C’est en ce sens que s’est prononcé le Conseil constitutionnel, aux termes d’une décision rendue le 7 février 2020 (Cons. const., 7 février 2020, décision n° 2019-826 QPC N° Lexbase : A39793DQ).

♦ Pour écarter les griefs tirés de la méconnaissance de l’exigence de protection de l’intérêt supérieur de l’enfant et du droit de mener une vie familiale normale (Préambule de la Constitution de 1946, dixième et onzième alinéas N° Lexbase : L6815BHU), les Sages relèvent d’une part, qu’en prévoyant qu’un enfant sans filiation ne peut être placé en vue de son adoption qu’à l’issue d’un délai de deux mois à compter de son recueil, le législateur a entendu concilier l’intérêt des parents de naissance à disposer d’un délai raisonnable pour reconnaître l’enfant et en obtenir la restitution et celui de l’enfant dépourvu de filiation à ce que son adoption intervienne dans un délai qui ne soit pas de nature à compromettre son développement. D’autre part, la reconnaissance d’un enfant pourrait faire obstacle à la conduite de sa procédure d’adoption. En interdisant qu’une telle reconnaissance intervienne postérieurement à son placement en vue de son adoption, le législateur a entendu garantir à l’enfant, déjà remis aux futurs adoptants, un environnement familial stable.

Le Conseil constitutionnel rappelle également que le père de naissance peut reconnaître l’enfant avant sa naissance et jusqu’à son éventuel placement en vue de l’adoption. Dans le cas d’un enfant né d’un accouchement secret, l’article 62-1 du Code civil (N° Lexbase : L8886G9Y) prévoit que, si la transcription de la reconnaissance paternelle s’avère impossible, le père peut en informer le procureur de la République, qui doit procéder à la recherche des date et lieu d’établissement de l’acte de naissance de l’enfant. De plus, il résulte de la jurisprudence de la Cour de cassation que la reconnaissance d’un enfant avant son placement en vue de l’adoption fait échec à son adoption même lorsque l’enfant n’est précisément identifié qu’après son placement.

Il n’appartient pas au Conseil constitutionnel de substituer son appréciation à celle du législateur sur la conciliation qu’il y a lieu d’opérer, dans l’intérêt supérieur de l’enfant remis au service de l’aide sociale à l’enfance, entre le droit des parents de naissance de mener une vie familiale normale et l’objectif de favoriser l’adoption de cet enfant, dès lors que cette conciliation n’est pas manifestement déséquilibrée.

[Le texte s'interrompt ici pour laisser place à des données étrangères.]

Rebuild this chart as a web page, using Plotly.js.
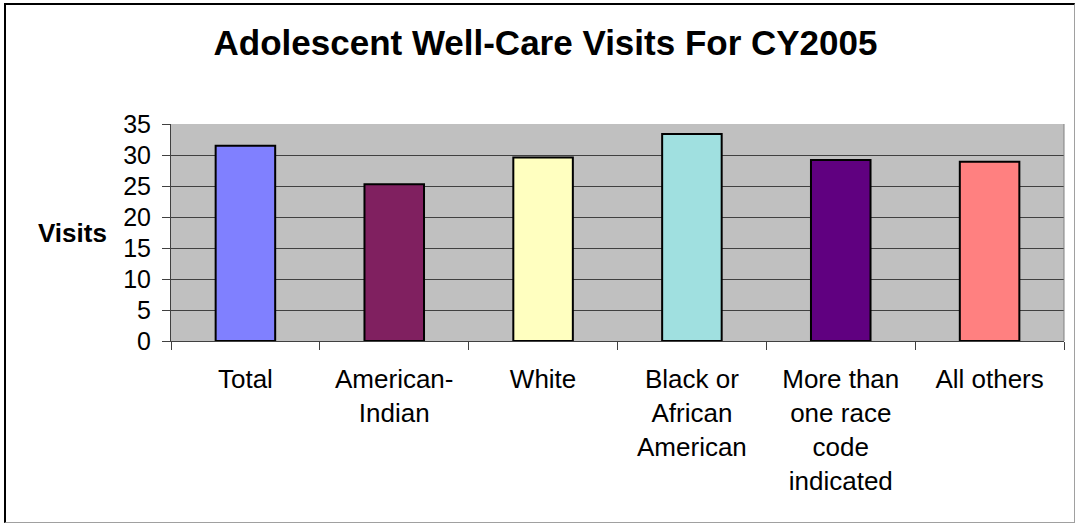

♦ S’agissant du grief tiré de la méconnaissance du principe d’égalité devant la loi (DDHC, art. 6), les Sages rappellent que le principe d’égalité ne s’oppose ni à ce que le législateur règle de façon différente des situations différentes ni à ce qu’il déroge à l’égalité pour des raisons d’intérêt général, pourvu que, dans l’un et l’autre cas, la différence de traitement qui en résulte soit en rapport direct avec l’objet de la loi qui l’établit. Si, en règle générale, ce principe impose de traiter de la même façon des personnes qui se trouvent dans la même situation, il n’en résulte pas pour autant qu’il oblige à traiter différemment des personnes se trouvant dans des situations différentes.

Si, dans le cas d’un accouchement secret, le père et la mère de naissance se trouvent dans une situation différente pour reconnaître l’enfant, les dispositions contestées, qui se bornent à prévoir le délai dans lequel peut intervenir le placement de l’enfant en vue de son adoption et les conséquences de ce placement sur la possibilité d’actions en reconnaissance, n’instituent en tout état de cause pas de différence de traitement entre eux. Elles n’instituent pas davantage de différence de traitement entre les parents de naissance et les futurs adoptants.